Acantilados del mundo y su poética salvaje

Este cuadro pertenece a Caspar David Friedrich, pintor alemán que lleva el romanticismo pictórico hasta límites admirables. Von Kleist, contemporáneo, lo comentó así: «Es magnífico dirigir la mirada sobre un desierto de agua ilimitado desde la soledad infinita de la orilla…Nada puede ser más triste e insoportable que esta posición ante el mundo». Quien haya oteado la inmensidad oceánica desde un acantilado comprenderá las palabras de Kleist y el desasosiego que nos produce el cuadro de Friedrich.

La ciencia positiva siempre viene a nuestro rescate con su lenguaje técnico y neutral. Para la geología un acantilado marino es sólo una más de entre las formas de erosión debidas a la acción de las aguas. Se origina como consecuencia del socavamiento producido por el oleaje en la base de las rocas, y el posterior derrumbamiento de la parte superior. De esta manera, el mar avanza y el acantilado retrocede.

Perfecto. ¿Quién teme al lobo feroz de los acantilados? Esa misma geología todavía añadirá que la formación y figura del acantilado dependerá del tipo de rocas en cuestión no menos que de, y esto lo saco de un manual escolar, «la disposición de los estratos del terreno en relación con la línea de costa».

Es comprensible que los manuales contengan tales definiciones y no el cuadro de Friedrich. Pertenece al ámbito personal trascender ese reducido ámbito, sin embargo. Y cuando, como Zenón, queremos demostrar el movimiento andando, nos olvidamos de las palabras y tiramos hacia la costa. Entonces descubrimos el vértigo de una poética salvaje que los libros de texto eluden tendenciosamente.

No es necesario viajar hasta la fría Groenlandia, donde se encuentran muros de kilómetro y medio, los mayores acantilados del planeta. Ni tampoco hasta el paraíso hawaiano, al que pertenecen los acantilados de Kaulappa, más de mil metros sobre las aguas del Pacífico.

En Europa tenemos estas formaciones rocosas por doquier. Muy famosos son los de Moher, en Irlanda, y también en distintas islas de las Canarias, como los Acantilados de los Gigantes, en Tenerife. Pero es que en la misma península ibérica se pueden disfrutar de acantilados impresionantes, tanto en el sur, desde Barbate hasta la Costa Brava, como en el norte.

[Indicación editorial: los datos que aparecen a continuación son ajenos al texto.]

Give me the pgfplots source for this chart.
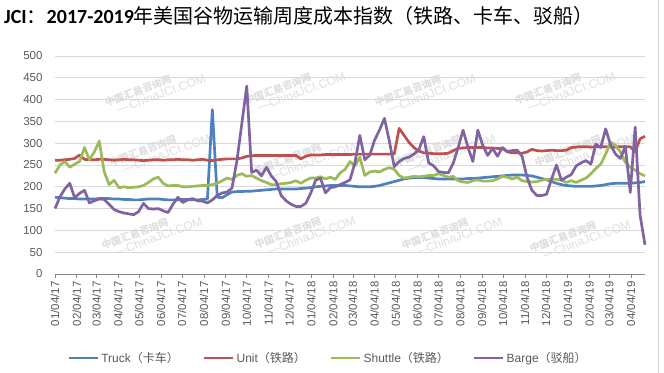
\documentclass[border=0pt]{standalone}
\usepackage{fontspec}
\setmainfont{Liberation Sans}
\newfontfamily\calfont{Carlito}
\newfontfamily\cjk{Noto Sans CJK SC}
\usepackage{pgfplots}
\usepackage{pgfplotstable}
\pgfplotsset{compat=1.18}
\definecolor{truck}{RGB}{79,129,189}
\definecolor{unit}{RGB}{192,80,77}
\definecolor{shuttle}{RGB}{155,187,89}
\definecolor{barge}{RGB}{128,100,162}
\definecolor{txt}{RGB}{89,89,89}
\definecolor{grd}{RGB}{217,217,217}
\definecolor{axl}{RGB}{134,134,134}
\definecolor{wm}{RGB}{222,222,222}

\pgfplotstableread{
d T U S B
0 176 261 231 150
7 175 261 250 177
14 174 262 258 195
21 173 263 245 208
28 173 265 252 175
35 172 273 258 185
42 172 263 290 192
49 172 262 262 163
56 172 262 280 168
63 173 263 305 172
70 173 263 235 171
77 173 262 205 160
84 172 261 215 148
91 172 262 198 143
98 171 263 200 140
105 171 262 198 138
112 170 262 199 136
119 170 261 200 143
126 171 260 203 162
133 172 261 210 150
140 172 262 218 149
147 172 262 222 150
154 171 261 208 145
161 170 262 202 141
168 170 262 203 160
175 170 263 203 176
182 171 262 200 164
189 171 262 200 170
196 170 261 201 173
203 170 262 202 168
210 171 263 203 167
217 172 261 203 163
224 377 260 205 170
231 176 262 208 180
238 175 263 214 186
245 182 264 220 188
252 188 264 217 197
259 189 264 226 260
266 189 266 230 345
273 190 270 224 431
280 190 271 226 233
287 191 272 220 238
294 192 272 214 225
301 193 272 210 245
308 194 272 205 225
315 195 272 205 212
322 195 272 207 180
329 195 272 208 168
336 195 272 210 160
343 195 272 214 155
350 196 264 208 155
357 197 270 215 162
364 198 273 220 185
371 200 273 220 215
378 201 273 223 220
385 202 274 218 186
392 203 274 222 198
399 203 274 217 200
406 203 274 232 205
413 203 274 240 210
420 202 274 258 216
427 201 275 248 255
434 200 275 268 318
441 200 275 226 262
448 200 275 234 272
455 201 275 236 307
462 203 275 234 330
469 206 275 240 357
476 209 275 244 305
483 212 275 240 246
490 215 334 226 258
497 218 318 220 265
504 220 302 222 268
511 221 290 224 275
518 221 282 223 285
525 221 278 224 315
532 220 277 226 255
539 219 276 226 248
546 218 276 230 235
553 218 276 226 233
560 218 277 222 232
567 218 283 224 254
574 218 288 214 290
581 218 289 211 330
588 219 290 210 290
595 219 290 214 258
602 220 290 216 330
609 221 290 213 295
616 222 289 213 272
623 223 289 214 288
630 224 288 218 270
637 225 288 224 290
644 226 280 222 281
651 227 278 218 283
658 227 278 222 284
665 227 277 214 270
672 226 280 212 222
679 225 286 211 192
686 222 283 212 180
693 219 282 215 180
700 216 283 217 183
707 212 284 218 218
714 208 283 217 250
721 205 283 216 215
728 203 284 210 222
735 202 290 214 228
742 201 291 210 248
749 201 292 215 255
756 201 292 220 260
763 201 291 230 252
770 202 292 242 298
777 203 292 252 290
784 205 292 275 333
791 207 291 302 296
798 208 291 295 275
805 208 292 280 265
812 208 292 256 293
819 208 292 245 187
826 209 280 238 337
833 210 310 230 135
840 212 316 225 67
}\jci

\newcommand\wmark[2]{\node[rotate=20, text=wm, align=left, inner sep=0pt] at ({#1*1bp},{(373-#2)*1bp}) {{\cjk\fontsize{10bp}{12bp}\selectfont\bfseries 中国汇易咨询网}\\[-1bp]\hspace*{10bp}{\fontsize{12bp}{13bp}\selectfont ---ChinaJCI.COM}};}

\begin{document}
\begin{tikzpicture}
\useasboundingbox (0,0) rectangle (664bp,373bp);
\draw[grd] (658bp,0) -- (658bp,373bp);
\wmark{155}{90}
\wmark{295}{88}
\wmark{425}{90}
\wmark{565}{88}
\wmark{160}{150}
\wmark{305}{158}
\wmark{445}{150}
\wmark{585}{150}
\wmark{152}{233}
\wmark{305}{232}
\wmark{452}{233}
\wmark{580}{236}
\node[anchor=base west, inner sep=0pt] at (4bp,349bp) {{\calfont\fontsize{20bp}{22bp}\selectfont\bfseries JCI}{\cjk\fontsize{20bp}{22bp}\selectfont ：}{\calfont\fontsize{20bp}{22bp}\selectfont\bfseries 2017-2019}{\cjk\fontsize{20bp}{22bp}\selectfont 年美国谷物运输周度成本指数（铁路、卡车、驳船）}};
\begin{axis}[
  at={(55bp,99bp)}, anchor=south west,
  scale only axis, width=590bp, height=218bp,
  xmin=0, xmax=840, ymin=0, ymax=500,
  ytick={0,50,...,500},
  xtick={0,31,59,90,120,151,181,212,243,273,304,334,365,396,424,455,485,516,546,577,608,638,669,699,730,761,789,820},
  xticklabels={01/04/17,02/04/17,03/04/17,04/04/17,05/04/17,06/04/17,07/04/17,08/04/17,09/04/17,10/04/17,11/04/17,12/04/17,01/04/18,02/04/18,03/04/18,04/04/18,05/04/18,06/04/18,07/04/18,08/04/18,09/04/18,10/04/18,11/04/18,12/04/18,01/04/19,02/04/19,03/04/19,04/04/19},
  /pgf/number format/assume math mode=true,
  tick label style={font=\fontsize{11.5bp}{13bp}\selectfont, text=txt},
  x tick label style={rotate=90, anchor=east},
  yticklabel style={xshift=-5bp},
  separate axis lines,
  axis x line*=bottom, axis y line*=left,
  x axis line style={axl, -},
  y axis line style={draw=none},
  ytick style={draw=none},
  xtick style={axl, line width=0.6bp},
  tick align=outside, major tick length=4bp,
  ymajorgrids, grid style={grd, line width=0.8bp},
  every axis plot/.append style={line width=2.7bp, line join=round, no markers},
  legend style={at={(0.463,-0.385)}, anchor=center, draw=none, fill=none,
    legend columns=4, font=\fontsize{12bp}{14bp}\selectfont, text=txt,
    /tikz/every even column/.append style={column sep=22bp}},
  legend cell align=left,
  legend image code/.code={\draw[#1] (0bp,0bp) -- (29bp,0bp);},
  clip=false,
]
\addplot[truck] table[x=d, y=T] {\jci};
\addlegendentry{Truck{\cjk（卡车）}}
\addplot[unit] table[x=d, y=U] {\jci};
\addlegendentry{Unit{\cjk（铁路）}}
\addplot[shuttle] table[x=d, y=S] {\jci};
\addlegendentry{Shuttle{\cjk（铁路）}}
\addplot[barge] table[x=d, y=B] {\jci};
\addlegendentry{Barge{\cjk（驳船）}}
\end{axis}
\end{tikzpicture}
\end{document}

Precisamente, en el norte nos topamos con acantilados que, gracias a la climatología que incita a la melancolía, evocan lo que sentía Kleist al contemplar el cuadro de Friedrich. Varios son los puntos del Cantábrico que nos avivan ese sentimiento. Especialmente en Galicia.

En el entorno de la Serra da Capelada, cerca de Cabo Ortegal o en San Andrés de Teixido. El caminante y su sombra se vuelven infinitesimales ante el romper bronco de las olas, y desde el mirador yermo de los acantilados es inevitable preguntarse, en medio del hastío de una insignificante existencia, qué clase de mal sueño de un dios fue el que nos ha parido.